One of the more recent cases to address the copyrightability of jokes is Foxworthy v. Customer Tees, Inc., 879 F.Supp. 1200 (N.D. Ga. 1995).  In that case, comedian Jeff Foxworthy – famous for his “you might be a redneck if…” jokes – brought an action for copyright infringement, among other claims, against a company that sold tee-shirts bearing exact copies of Foxworthy’s redneck jokes.  In opposition to a motion for a preliminary injunction, the defendants argued that Foxworthy’s jokes were not “original” because Foxworthy’s testimony established that he sometimes received ideas for his redneck jokes from others.  The court disagreed, noting that the issue was not whether the ideas for Foxworthy’s redneck jokes were original, but, rather, whether Foxworthy’s expression of those ideas was original.  To that end, the court noted that “two entertainers can tell the same joke, but neither entertainer can use the other’s combination of words” – i.e., the other’s expression.
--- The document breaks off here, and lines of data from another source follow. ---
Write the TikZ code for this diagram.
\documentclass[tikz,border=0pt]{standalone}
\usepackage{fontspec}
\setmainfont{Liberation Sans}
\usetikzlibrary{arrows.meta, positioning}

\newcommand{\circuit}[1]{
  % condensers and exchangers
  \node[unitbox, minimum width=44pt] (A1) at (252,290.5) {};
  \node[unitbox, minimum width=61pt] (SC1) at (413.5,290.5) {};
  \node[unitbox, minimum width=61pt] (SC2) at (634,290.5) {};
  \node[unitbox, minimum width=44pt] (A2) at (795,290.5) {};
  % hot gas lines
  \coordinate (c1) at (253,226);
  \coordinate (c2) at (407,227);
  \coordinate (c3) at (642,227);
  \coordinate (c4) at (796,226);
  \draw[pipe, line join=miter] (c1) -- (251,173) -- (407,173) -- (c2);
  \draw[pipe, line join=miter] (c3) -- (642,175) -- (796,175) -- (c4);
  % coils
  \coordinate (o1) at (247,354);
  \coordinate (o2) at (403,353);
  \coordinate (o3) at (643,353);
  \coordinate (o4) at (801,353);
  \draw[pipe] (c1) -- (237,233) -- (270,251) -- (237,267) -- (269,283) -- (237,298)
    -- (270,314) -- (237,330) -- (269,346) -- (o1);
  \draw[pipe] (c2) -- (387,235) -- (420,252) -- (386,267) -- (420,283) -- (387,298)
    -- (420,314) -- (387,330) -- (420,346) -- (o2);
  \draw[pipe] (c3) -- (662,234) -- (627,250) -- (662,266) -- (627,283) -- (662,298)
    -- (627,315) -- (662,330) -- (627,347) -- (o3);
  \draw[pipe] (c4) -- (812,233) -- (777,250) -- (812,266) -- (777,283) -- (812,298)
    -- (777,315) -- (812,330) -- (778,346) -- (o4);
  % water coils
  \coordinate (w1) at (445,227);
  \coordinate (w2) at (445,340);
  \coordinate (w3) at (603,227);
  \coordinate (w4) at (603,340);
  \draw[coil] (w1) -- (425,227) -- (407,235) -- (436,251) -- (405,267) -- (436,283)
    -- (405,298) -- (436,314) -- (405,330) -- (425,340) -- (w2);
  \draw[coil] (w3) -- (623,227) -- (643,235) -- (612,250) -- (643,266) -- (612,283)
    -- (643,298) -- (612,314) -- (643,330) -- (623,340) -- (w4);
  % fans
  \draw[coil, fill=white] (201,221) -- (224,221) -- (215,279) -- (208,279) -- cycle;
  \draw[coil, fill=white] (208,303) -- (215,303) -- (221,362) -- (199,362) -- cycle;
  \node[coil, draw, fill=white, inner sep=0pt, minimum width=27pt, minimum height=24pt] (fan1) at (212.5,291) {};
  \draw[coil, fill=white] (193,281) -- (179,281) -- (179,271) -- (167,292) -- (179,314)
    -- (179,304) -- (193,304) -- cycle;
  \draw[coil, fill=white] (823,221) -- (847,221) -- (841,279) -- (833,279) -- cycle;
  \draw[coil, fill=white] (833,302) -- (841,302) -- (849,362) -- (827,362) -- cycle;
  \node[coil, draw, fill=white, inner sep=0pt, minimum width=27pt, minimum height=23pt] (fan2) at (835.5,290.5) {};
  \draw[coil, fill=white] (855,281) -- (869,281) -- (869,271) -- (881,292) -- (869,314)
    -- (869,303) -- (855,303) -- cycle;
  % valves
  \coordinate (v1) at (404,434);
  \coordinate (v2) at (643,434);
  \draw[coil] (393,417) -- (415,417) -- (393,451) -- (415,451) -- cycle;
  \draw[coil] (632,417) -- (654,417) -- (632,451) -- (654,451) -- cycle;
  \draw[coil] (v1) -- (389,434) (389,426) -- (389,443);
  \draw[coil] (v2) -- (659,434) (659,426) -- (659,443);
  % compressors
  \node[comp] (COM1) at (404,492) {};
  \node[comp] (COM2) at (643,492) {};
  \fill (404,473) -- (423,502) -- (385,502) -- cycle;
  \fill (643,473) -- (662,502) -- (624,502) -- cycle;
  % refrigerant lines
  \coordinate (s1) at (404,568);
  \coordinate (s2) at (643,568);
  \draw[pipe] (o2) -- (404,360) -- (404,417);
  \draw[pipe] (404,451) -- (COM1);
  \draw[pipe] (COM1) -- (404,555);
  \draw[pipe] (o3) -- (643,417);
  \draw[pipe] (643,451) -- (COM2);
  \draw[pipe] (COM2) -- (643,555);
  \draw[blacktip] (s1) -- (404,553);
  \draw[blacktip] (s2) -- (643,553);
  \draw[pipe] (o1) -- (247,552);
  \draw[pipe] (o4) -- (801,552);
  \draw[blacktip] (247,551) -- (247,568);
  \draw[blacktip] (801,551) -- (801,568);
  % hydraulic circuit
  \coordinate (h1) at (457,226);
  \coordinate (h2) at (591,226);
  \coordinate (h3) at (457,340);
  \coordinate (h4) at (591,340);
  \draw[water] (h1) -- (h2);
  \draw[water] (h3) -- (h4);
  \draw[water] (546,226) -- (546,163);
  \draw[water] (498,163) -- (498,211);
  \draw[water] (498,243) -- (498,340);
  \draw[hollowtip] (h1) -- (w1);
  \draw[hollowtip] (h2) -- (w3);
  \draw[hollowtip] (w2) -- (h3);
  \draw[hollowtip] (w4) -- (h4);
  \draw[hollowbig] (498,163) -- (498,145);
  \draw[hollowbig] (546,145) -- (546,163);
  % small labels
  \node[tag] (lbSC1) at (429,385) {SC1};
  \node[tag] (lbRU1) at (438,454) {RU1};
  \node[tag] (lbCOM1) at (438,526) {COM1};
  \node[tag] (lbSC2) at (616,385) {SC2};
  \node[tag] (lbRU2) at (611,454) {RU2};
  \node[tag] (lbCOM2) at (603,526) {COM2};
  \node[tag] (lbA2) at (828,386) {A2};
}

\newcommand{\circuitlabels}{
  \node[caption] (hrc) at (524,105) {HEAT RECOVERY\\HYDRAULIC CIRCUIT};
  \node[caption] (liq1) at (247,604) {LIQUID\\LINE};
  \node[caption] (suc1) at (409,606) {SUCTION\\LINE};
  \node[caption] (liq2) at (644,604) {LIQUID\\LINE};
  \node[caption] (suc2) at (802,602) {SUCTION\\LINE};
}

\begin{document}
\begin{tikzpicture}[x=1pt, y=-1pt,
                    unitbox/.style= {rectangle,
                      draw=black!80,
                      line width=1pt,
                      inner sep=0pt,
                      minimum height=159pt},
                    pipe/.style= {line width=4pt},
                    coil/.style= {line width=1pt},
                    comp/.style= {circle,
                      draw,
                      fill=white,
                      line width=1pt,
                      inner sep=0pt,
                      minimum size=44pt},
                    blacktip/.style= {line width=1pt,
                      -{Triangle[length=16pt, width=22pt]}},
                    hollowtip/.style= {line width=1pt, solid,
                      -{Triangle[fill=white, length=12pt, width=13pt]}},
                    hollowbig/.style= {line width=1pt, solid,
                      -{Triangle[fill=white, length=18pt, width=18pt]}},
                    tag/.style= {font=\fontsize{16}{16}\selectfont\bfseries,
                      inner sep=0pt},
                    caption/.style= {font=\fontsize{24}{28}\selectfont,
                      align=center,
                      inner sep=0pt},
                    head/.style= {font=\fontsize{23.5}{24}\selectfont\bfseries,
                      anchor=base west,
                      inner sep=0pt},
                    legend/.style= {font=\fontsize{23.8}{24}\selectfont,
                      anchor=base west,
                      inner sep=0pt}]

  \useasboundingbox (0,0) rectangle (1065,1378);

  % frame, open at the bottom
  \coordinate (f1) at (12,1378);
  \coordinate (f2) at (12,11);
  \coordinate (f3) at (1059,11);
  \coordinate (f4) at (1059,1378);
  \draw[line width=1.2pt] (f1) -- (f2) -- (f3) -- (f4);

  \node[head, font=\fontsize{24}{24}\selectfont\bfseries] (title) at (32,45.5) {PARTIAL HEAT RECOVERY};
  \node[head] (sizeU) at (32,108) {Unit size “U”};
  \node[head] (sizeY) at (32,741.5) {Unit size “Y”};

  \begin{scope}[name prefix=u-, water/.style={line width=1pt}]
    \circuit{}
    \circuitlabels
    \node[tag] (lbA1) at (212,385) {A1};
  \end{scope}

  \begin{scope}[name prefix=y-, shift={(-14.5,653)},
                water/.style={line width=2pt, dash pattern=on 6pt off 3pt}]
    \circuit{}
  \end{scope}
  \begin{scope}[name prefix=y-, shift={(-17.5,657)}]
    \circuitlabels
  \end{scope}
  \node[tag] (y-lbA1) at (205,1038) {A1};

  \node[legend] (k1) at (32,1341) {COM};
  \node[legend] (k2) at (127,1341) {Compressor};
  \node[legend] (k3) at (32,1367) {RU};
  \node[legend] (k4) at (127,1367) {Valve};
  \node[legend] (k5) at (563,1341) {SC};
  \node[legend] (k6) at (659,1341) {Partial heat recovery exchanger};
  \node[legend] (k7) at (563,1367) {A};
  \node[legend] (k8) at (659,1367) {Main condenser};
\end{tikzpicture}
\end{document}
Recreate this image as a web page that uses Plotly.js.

Id. at 1219.  The court concluded that the defendants had copied the protected expression of Foxworthy’s jokes and, therefore, Foxworthy had shown a likelihood of success on the merits of his copyright claim.

While Foxworthy provides some solace to comedians seeking to protect their jokes under copyright, the decision focused only on whether Foxworthy’s jokes were “original” and did not delve into the intricacies of the idea/expression dichotomy or the related merger doctrine.  The claims at issue in the Kaseberg lawsuit may provide the district court with just such an opportunity.